After playing with this simple example, can you image that to follow this solution, are you able to deal with all use cases you have for big data? Of course, you should imagine that maybe you can interface to many other types of data sources you have, like Cassandra, MySQL, etc.

Distributed Query Engine with Presto

Requirements for study

To study we need to have some data sources and Presto to be setup. We will explain some examples. However, as the learners from business schools, such setups can be done by the IT team.

Setup a single mongodb

Several tutorials show how to setup a MongoDB (e.g., ). Here we just show how to set a single MongoDB running in a container.

$docker pull mongo
$docker run --name presto-mongo -p 27017:27017  -d mongo

Note: here we just run mongo as a single server, no username, password.

Next step, you can download a listing AirBnB public dataset for amsterdam and then import the dataset into MongoDB.

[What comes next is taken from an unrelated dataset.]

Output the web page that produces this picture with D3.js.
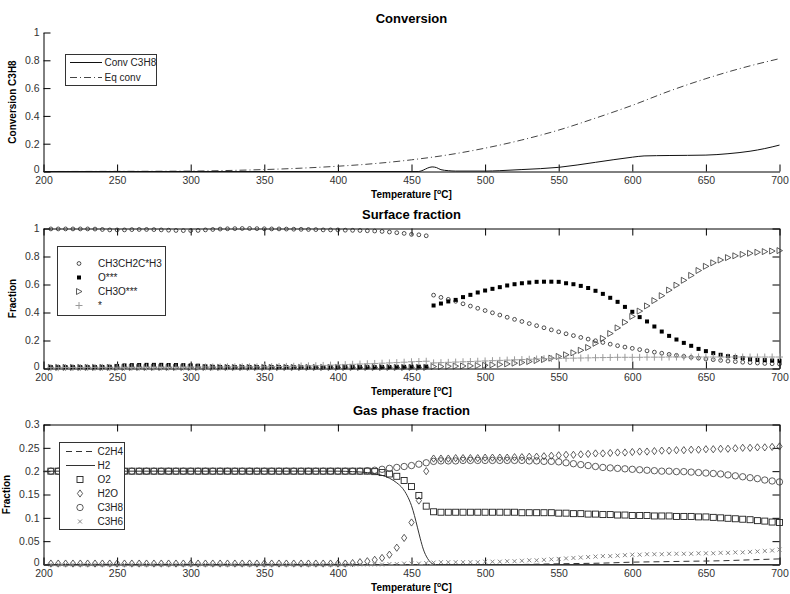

Note: we use mongoimport tool and we unzip the file into listings.csv

mongoimport --host=localhost --port=27017   -d airbnb -c amsterdam   --file=/home/truong/temp/listings.csv  --headerline --type=csv

Setup a Presto

Setting up Presto and relevant components might require some IT/computer science skills but you can make a try. If you are not able to get Presto and relevant components to run the simple test, let try to ask other IT people

But if you could not set it up, it is a good sign to understand the complexity of big data analytics

Configure Presto access MongoDB

The document of Presto explains how to do this. We just use this simple mongodb.properties (under etc/catalog of Presto installation) for our test:

connector.name=mongodb
mongodb.seeds=localhost

because:

  • we setup the document MongoDB without username and password (not a good way but here we just illustrate a very very basic example)

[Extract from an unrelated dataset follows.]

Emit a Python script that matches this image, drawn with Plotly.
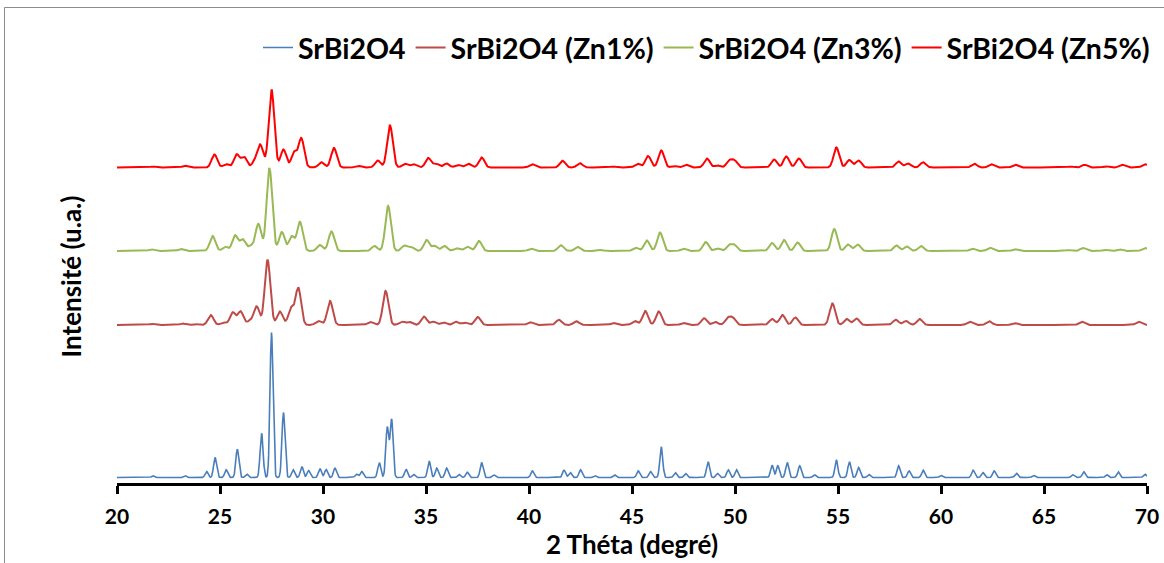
import numpy as np
import plotly.graph_objects as go

# 2-theta scan range (degrees)
two_theta_min, two_theta_max = 20.0, 70.0
x_ticks = [20, 25, 30, 35, 40, 45, 50, 55, 60, 65, 70]

series_names = ["SrBi2O4", "SrBi2O4 (Zn1%)", "SrBi2O4 (Zn3%)", "SrBi2O4 (Zn5%)"]

# Reflections: 2-theta positions and intensities (a.u.)
pure_pos = [21.75, 23.3, 24.35, 24.76, 25.3, 25.84, 26.3, 27.02, 27.5, 28.08, 28.55, 28.97,
            29.3, 29.85, 30.15, 30.58, 31.63, 31.88, 32.73, 33.12, 33.33, 34.03, 34.4,
            35.15, 35.52, 36.0, 36.6, 37.0, 37.7, 38.3,
            40.16, 41.7, 42.0, 42.5, 43.2, 44.15, 45.3, 45.9, 46.42, 47.1, 47.6, 48.69,
            49.15, 49.67, 50.07, 51.8, 52.08, 52.53, 53.14, 53.86, 54.92, 55.55, 56.0,
            56.5, 57.94, 58.45, 59.13, 60.0, 61.56, 62.03, 62.58, 63.66, 64.5, 66.4,
            66.93, 68.05, 68.6, 69.9]
pure_int = [1.7, 2.0, 6.0, 20.0, 7.7, 28.3, 3.3, 44.3, 145.0, 65.0, 7.7, 11.0,
            7.0, 9.0, 8.0, 9.3, 3.3, 6.0, 15.0, 50.0, 58.0, 8.3, 3.0,
            16.7, 9.3, 9.3, 3.0, 5.3, 15.0, 2.5,
            6.7, 7.3, 5.0, 7.7, 2.0, 2.7, 6.7, 6.0, 30.7, 5.0, 4.0, 16.0,
            4.0, 7.7, 7.7, 12.3, 11.7, 15.3, 11.7, 2.7, 17.7, 16.0, 10.0,
            3.0, 11.7, 6.7, 7.3, 2.0, 7.3, 5.0, 6.7, 4.3, 2.0, 2.7,
            5.7, 2.7, 5.7, 3.3]

zn1_pos = [21.7, 23.2, 23.8, 24.55, 25.17, 25.62, 26.0, 26.45, 26.78, 27.31, 27.91, 28.45,
           28.8, 29.78, 30.34, 32.3, 33.04, 33.82, 34.2, 34.9, 35.36, 35.85, 36.46, 36.9,
           37.51, 40.06, 41.45, 42.3, 44.1, 45.13, 45.64, 46.3, 47.5, 48.5, 49.05, 49.65,
           49.9, 51.8, 52.3, 52.93, 54.73, 55.43, 55.9, 57.8, 58.3, 58.96, 61.4, 62.34,
           63.56, 66.83, 69.6]
zn1_int = [1.2, 1.5, 1.0, 10.0, 2.5, 12.5, 13.5, 4.0, 18.5, 65.0, 13.5, 16.5,
           37.0, 4.0, 24.0, 3.0, 34.0, 3.3, 3.0, 8.5, 3.3, 2.7, 3.3, 2.3,
           8.0, 2.7, 5.3, 3.7, 2.0, 4.0, 14.0, 13.5, 2.0, 6.7, 3.0, 6.5,
           6.5, 6.0, 10.0, 7.5, 21.5, 6.0, 6.5, 5.3, 4.0, 6.0, 3.3, 3.7,
           2.0, 3.3, 3.3]

zn3_pos = [21.68, 23.1, 24.64, 25.25, 25.73, 26.1, 26.5, 26.86, 27.4, 28.0, 28.48, 28.88,
           29.85, 30.41, 32.5, 33.16, 33.95, 34.3, 35.03, 35.43, 35.9, 36.5, 37.0, 37.57,
           40.1, 41.55, 42.37, 43.5, 45.17, 45.72, 46.36, 47.5, 48.58, 49.15, 49.72,
           49.98, 51.8, 52.38, 53.04, 54.82, 55.49, 55.96, 57.84, 58.35, 59.03, 61.52,
           62.38, 63.6, 66.2, 66.9, 67.96, 68.67, 69.9]
zn3_int = [1.5, 2.0, 15.0, 4.3, 15.5, 11.5, 5.0, 27.0, 83.0, 19.0, 14.5, 29.0,
           6.0, 19.5, 5.0, 45.0, 5.3, 3.7, 11.0, 5.0, 5.0, 2.7, 4.3, 10.0,
           2.3, 5.7, 4.0, 1.0, 3.3, 10.5, 18.5, 2.3, 9.0, 2.5, 5.5,
           5.5, 8.0, 11.0, 8.5, 22.0, 6.5, 6.5, 5.5, 4.5, 5.0, 2.3,
           3.3, 1.7, 1.0, 3.0, 1.2, 1.7, 3.0]

zn5_pos = [21.77, 23.3, 24.73, 25.3, 25.81, 26.17, 26.7, 26.96, 27.5, 28.08, 28.6, 28.95,
           29.92, 30.53, 31.7, 32.66, 33.25, 33.98, 34.4, 35.11, 35.5, 36.0, 36.55, 37.05,
           37.7, 40.16, 41.63, 42.47, 44.1, 45.27, 45.78, 46.42, 47.05, 47.62, 48.64,
           49.15, 49.72, 49.98, 51.9, 52.49, 53.1, 54.92, 55.55, 56.0, 57.94, 58.41, 59.13,
           61.62, 62.44, 63.6, 66.3, 66.97, 68.0, 68.8, 69.9]
zn5_int = [1.0, 1.7, 13.0, 3.3, 13.0, 10.5, 6.0, 22.0, 78.0, 18.0, 15.0, 29.0,
           5.3, 19.5, 1.7, 7.0, 42.0, 3.7, 3.3, 9.5, 4.0, 4.0, 2.7, 3.7,
           10.0, 3.3, 6.7, 4.3, 1.0, 3.7, 11.5, 17.0, 1.5, 2.7, 9.0,
           2.0, 6.5, 6.5, 8.0, 11.0, 9.0, 20.0, 7.5, 7.0, 6.0, 4.0, 5.3,
           3.7, 3.3, 2.7, 1.0, 2.7, 1.2, 2.7, 3.3]

# Peak widths (FWHM, degrees) and vertical stacking offsets (a.u.)
fwhm = [0.17, 0.32, 0.32, 0.32]
offsets = [5.5, 158.0, 232.0, 315.5]

colors = ["#4A7EBB", "#BE4B48", "#98B954", "#FF0000"]
widths = [1.6, 2.0, 2.0, 2.0]

theta = np.round(np.arange(two_theta_min, two_theta_max + 0.001, 0.02), 3)


def pattern(pos, inten, w, base):
    sig = w / 2.3548
    p = np.asarray(pos)[:, None]
    h = np.asarray(inten)[:, None]
    return base + (h * np.exp(-0.5 * ((theta[None, :] - p) / sig) ** 2)).sum(axis=0)


peak_sets = [(pure_pos, pure_int), (zn1_pos, zn1_int), (zn3_pos, zn3_int), (zn5_pos, zn5_int)]

fig = go.Figure()
for i, (name, (pos, inten)) in enumerate(zip(series_names, peak_sets)):
    fig.add_trace(go.Scatter(
        x=theta, y=pattern(pos, inten, fwhm[i], offsets[i]),
        mode="lines", name=name,
        line=dict(color=colors[i], width=widths[i]),
    ))

W, H = 1164, 563
ml, mr, mt, mb = 117, 17, 70, 80
plot_w = W - ml - mr
plot_h = H - mt - mb

font_family = "Lato"

fig.update_layout(
    width=W, height=H, autosize=False,
    margin=dict(l=ml, r=mr, t=mt, b=mb, pad=0, autoexpand=False),
    paper_bgcolor="white", plot_bgcolor="white",
    showlegend=True,
    legend=dict(
        orientation="h", x=(1155 - ml) / plot_w, xanchor="right",
        y=(483 - 48) / plot_h, yanchor="middle",
        font=dict(family=font_family, size=28.5, color="black", weight="bold"),
        bgcolor="rgba(0,0,0,0)", itemwidth=30, tracegroupgap=0,
    ),
    xaxis=dict(
        range=[two_theta_min, two_theta_max], tickvals=x_ticks,
        showline=True, linecolor="black", linewidth=3,
        ticks="outside", ticklen=8, tickwidth=3, tickcolor="black",
        showgrid=False, zeroline=False, ticklabelstandoff=5, automargin=False,
        tickfont=dict(family=font_family, size=21, color="black", weight="bold"),
        title=dict(text="2 Théta (degré)", standoff=0,
                   font=dict(family=font_family, size=26, color="black", weight="bold")),
    ),
    yaxis=dict(
        range=[0, plot_h], showline=False, showticklabels=False, ticks="",
        showgrid=False, zeroline=False, automargin=False,
        title=dict(text="Intensité (u.a.)", standoff=26,
                   font=dict(family=font_family, size=26, color="black", weight="bold")),
    ),
    shapes=[
        dict(type="rect", xref="paper", yref="paper",
             x0=(4.5 - ml) / plot_w, x1=1.2, y0=-0.5, y1=(483 - 7.5) / plot_h,
             line=dict(color="#8C8C8C", width=1), fillcolor="rgba(0,0,0,0)", layer="below"),
    ],
)

fig.write_html("out.html")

Start a query from Presto client

Remember to have the Presto client as described in Presto installation

select neighbourhood_cleansed,neighbourhood_group_cleansed,latitude,longitude,property_type,room_type, price from amsterdam where (reviews_per_month > 4);

Example of a snapshot

Presto with BigQuery

For example, in order to use the public dataset, we create a project, within that project we have a service account. Then we use the configuration

connector.name=bigquery
bigquery.project-id=bigquery-public-data
bigquery.credentials-file=/opt/presto/etc/catalog/simplebigquery-337017-4cfbc650ceae.json

Note: usually we access dataset in the project we create. However, in this case, the project is only for creating the service account to access BigQuery DataSet.

Check Schemas

truong@aaltosea-P620:/opt/presto/bin$ ./presto --server localhost:9090 --catalog bigquery --schema bigquery
presto:bigquery> show schemas;
               Schema
-------------------------------------
 austin_311
 austin_bikeshare
 austin_crime
 austin_incidents
 austin_waste

Note: in my system I set Presto server with port 9090. The default one is 80808.

Show schemas

Make a simple query


presto:bigquery> SELECT sum(trip_total) FROM chicago_taxi_trips.taxi_trips;
        _col0
----------------------
 3.1239713828784747E9
(1 row)

Query 20220113_152828_00006_63dhc, FINISHED, 1 node
Splits: 18 total, 18 done (100.00%)
1:23 [199M rows, 1.67GB] [2.4M rows/s, 20.6MB/s]

Show schemas

SQL-on-Hadoop or SQL with big databases

Presto is distributed query enginee but there are many powerful big databases offering SQL-style queries. Such powerful databases may be more than a database at they include analytics features. They might rely on very large-scale, complex data infrastructures. Some cases, they are data lakes. Therefore, they alone can be enough for many use cases.

You can take a look at Google BigQuery, Apache Druid, Apache Hudi, etc. For example, the following snapshot gives an SQL query against a fake payment database in Druid.

SQL with Druid example

Interactive analytics, Dashboards and Visualization.

With distributed query engines and SQL-on-Hadoop or similar techniques that allow us to issues sql-style analytics to very big data sources, we can enjoy many powerful tools for BI, interactive analytics, dashboards and visualizations.

One example is Apache Superset, which can be used to create dashboards of powerful charts with many big databases/datasets. The following figure shows an example of network monitoring data, where the data is from a big database based on Apache Druid

Superset network visualization